* _Exercise directions_: Restate all the material verbatim, except for the pictures.
-------- Stored data --------
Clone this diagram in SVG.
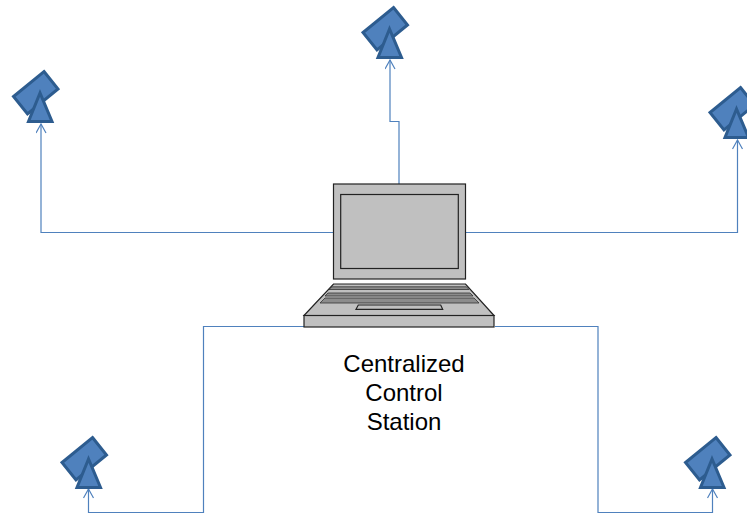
<svg xmlns="http://www.w3.org/2000/svg" width="747" height="514" viewBox="0 0 747 514">
<style>
.c{fill:none;stroke:#4f81bd;stroke-width:1.2;marker-end:url(#a)}
.s{fill:#4f81bd;stroke:#2d5c8f;stroke-width:3;stroke-linejoin:miter}
.l{fill:#c0c0c0;stroke:#222;stroke-width:1.2;stroke-linejoin:miter}
.d{fill:#8c8c8c;stroke:#333;stroke-width:.8}
.t{font-family:"Liberation Sans",Arial,sans-serif;font-size:24px;fill:#000;text-anchor:middle}
</style>
<defs>
<marker id="a" markerUnits="userSpaceOnUse" markerWidth="12" markerHeight="12" refX="10" refY="5.500" orient="auto">
<path d="M1 .5 L10 5.500 L1 10.500" fill="none" stroke="#4f81bd" stroke-width="1.200"/>
</marker>
<g id="sat">
<path class="s" d="M4 -18.500 L18 -1 L-12.500 24 L-26.500 6.500 Z"/>
<path class="s" d="M0 3 L-11.500 31.500 L12 31.500 Z"/>
</g>
</defs>
<g id="connectors">
<path class="c" d="M399 184 V121.500 H390 V60"/>
<path class="c" d="M333 232.500 H41 V124"/>
<path class="c" d="M466 232.500 H737.500 V140"/>
<path class="c" d="M304 326.500 H203.500 V512.500 H88.500 V489"/>
<path class="c" d="M495 326.500 H598 V512.500 H712.500 V489"/>
</g>
<g id="node-top"><use href="#sat" x="389.500" y="26"/></g>
<g id="node-left"><use href="#sat" x="40" y="90"/></g>
<g id="node-right"><use href="#sat" x="736.500" y="106"/></g>
<g id="node-bottom-left"><use href="#sat" x="88.500" y="456"/></g>
<g id="node-bottom-right"><use href="#sat" x="712" y="456"/></g>
<g id="laptop">
<rect class="l" x="333.500" y="184" width="132" height="95"/>
<rect class="l" x="340.700" y="194.500" width="117.600" height="74"/>
<path class="l" d="M333.500 284 H465.500 L494 315.500 H304 Z"/>
<path class="d" d="M332 286.800 H466.500 L469 289.500 H329 Z"/>
<path class="d" d="M328 293 H470 L473 296 H325 Z"/>
<path class="d" d="M325 298 H474 L479 303 H320 Z"/>
<rect class="l" x="304" y="315.500" width="190" height="11.500"/>
<path class="l" d="M358.300 305 H440.700 L442.700 309.300 H356 Z"/>
</g>
<g id="label">
<text class="t" x="404" y="372">Centralized</text>
<text class="t" x="404" y="401">Control</text>
<text class="t" x="404" y="430">Station</text>
</g>
</svg>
--------
* _Complete answer_:
Clone this diagram in SVG.
<svg xmlns="http://www.w3.org/2000/svg" width="747" height="514" viewBox="0 0 747 514">
<style>
.c{fill:none;stroke:#4f81bd;stroke-width:1.2;marker-end:url(#a)}
.s{fill:#4f81bd;stroke:#2d5c8f;stroke-width:3;stroke-linejoin:miter}
.l{fill:#c0c0c0;stroke:#222;stroke-width:1.2;stroke-linejoin:miter}
.d{fill:#8c8c8c;stroke:#333;stroke-width:.8}
.t{font-family:"Liberation Sans",Arial,sans-serif;font-size:24px;fill:#000;text-anchor:middle}
</style>
<defs>
<marker id="a" markerUnits="userSpaceOnUse" markerWidth="12" markerHeight="12" refX="10" refY="5.500" orient="auto">
<path d="M1 .5 L10 5.500 L1 10.500" fill="none" stroke="#4f81bd" stroke-width="1.200"/>
</marker>
<g id="sat">
<path class="s" d="M4 -18.500 L18 -1 L-12.500 24 L-26.500 6.500 Z"/>
<path class="s" d="M0 3 L-11.500 31.500 L12 31.500 Z"/>
</g>
</defs>
<g id="connectors">
<path class="c" d="M399 184 V121.500 H390 V60"/>
<path class="c" d="M333 232.500 H41 V124"/>
<path class="c" d="M466 232.500 H737.500 V140"/>
<path class="c" d="M304 326.500 H203.500 V512.500 H88.500 V489"/>
<path class="c" d="M495 326.500 H598 V512.500 H712.500 V489"/>
</g>
<g id="node-top"><use href="#sat" x="389.500" y="26"/></g>
<g id="node-left"><use href="#sat" x="40" y="90"/></g>
<g id="node-right"><use href="#sat" x="736.500" y="106"/></g>
<g id="node-bottom-left"><use href="#sat" x="88.500" y="456"/></g>
<g id="node-bottom-right"><use href="#sat" x="712" y="456"/></g>
<g id="laptop">
<rect class="l" x="333.500" y="184" width="132" height="95"/>
<rect class="l" x="340.700" y="194.500" width="117.600" height="74"/>
<path class="l" d="M333.500 284 H465.500 L494 315.500 H304 Z"/>
<path class="d" d="M332 286.800 H466.500 L469 289.500 H329 Z"/>
<path class="d" d="M328 293 H470 L473 296 H325 Z"/>
<path class="d" d="M325 298 H474 L479 303 H320 Z"/>
<rect class="l" x="304" y="315.500" width="190" height="11.500"/>
<path class="l" d="M358.300 305 H440.700 L442.700 309.300 H356 Z"/>
</g>
<g id="label">
<text class="t" x="404" y="372">Centralized</text>
<text class="t" x="404" y="401">Control</text>
<text class="t" x="404" y="430">Station</text>
</g>
</svg>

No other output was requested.